On Family Foods and Ethnic Ties

I’ve been cooking and baking nonstop for the last week. I’ve gone through ten pounds of flour, four pounds of butter, and innumerable eggs. I’ve made dips, cookies, bread, meatballs and many other lovely things, and I’m not inclined to stop until the New Year.

Part of the reason for the kitchen flurry lies in the season. We celebrate Christmas, and many of our food traditions show up at this time of year. Ethnically, I’m British, German, Danish, and Swedish, primarily, and when I look at my holiday menu, I see the ripples of those traditions settle on my plate. I’ve always been the primary cookie baker at Christmas in the family, and I certainly made a dent in my usual list: butter cookies, Russian tea cakes, peanut butter bon-bons, and peanut butter kiss cookies all appeared on my table—and disappeared from it. I made garlic-artichoke dip and olive tapenade, and baked fresh French bread for those allergic to soy and corn in the family.

Most of these recipes are family favorites I picked up here and there over the course of a lifetime. The bon-bons? Middle school French class. Tea cakes? Middle-school home economics class. Peanut butter kiss? My cousin’s Grandma Elaine. Butter cookies? Who knows? But they’re a staple on all German and Scandinavian holiday tables.

The garlic-artichoke dip comes from an editor at my first professional newspaper job. She brought it hot and bubbling to each gathering, and it was luscious. I never got her recipe, so I’ve been playing with it ever since, trying to get it right. I think I’m close. The tapenade was a suggestion from my earliest viewings of the Food Network. I think it might have been a Cooking Live Primetime recipe.

But other foods clearly come through an ethnic heritage. For breakfast on Christmas Day, we have German potato sausage, made by my mother and her sister. For dinner on Christmas Eve, it’s always Swedish meatballs, thanks to my Grandpa Tom, a first-generation son of Swedish immigrants. On Christmas Day, dinner has always sort of rotated, but now that I host it at home, when I can afford it, we have a beef rib roast, a nod to my British ancestry.
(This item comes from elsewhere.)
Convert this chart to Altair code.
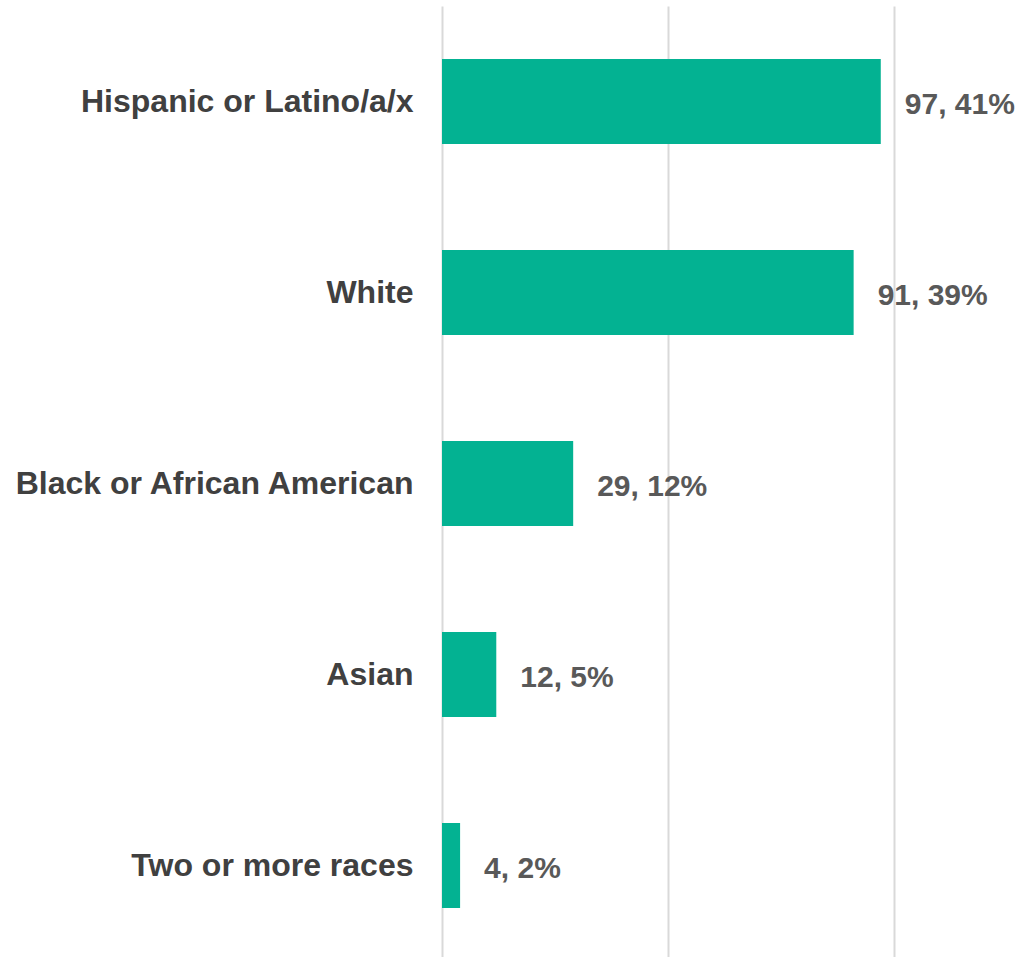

If I have leftover mashed potatoes, I’ll probably make lefse. My Irish Grandma Elsie learned how to make it from her Scandinavian neighbors in northern Wisconsin, and she taught me how to make it.

Other traditions just creep in. I bought a snowflake waffle maker a few years ago; it was Frozen-themed. My girls were little and very into Elsa and Anna and Olaf. Now, apparently, I’m required to make snowflake waffles to go with our sausage on Christmas morning every year. (What will happen when the waffle maker gives out? A problem for another day, I guess.)

As I’m getting older, I find myself stopping to reflect more often on the heritage that stays with us, and the legacies our ancestors leave behind them. I’ll savor the next cookie and wonder: Which of my ancestors made this, too?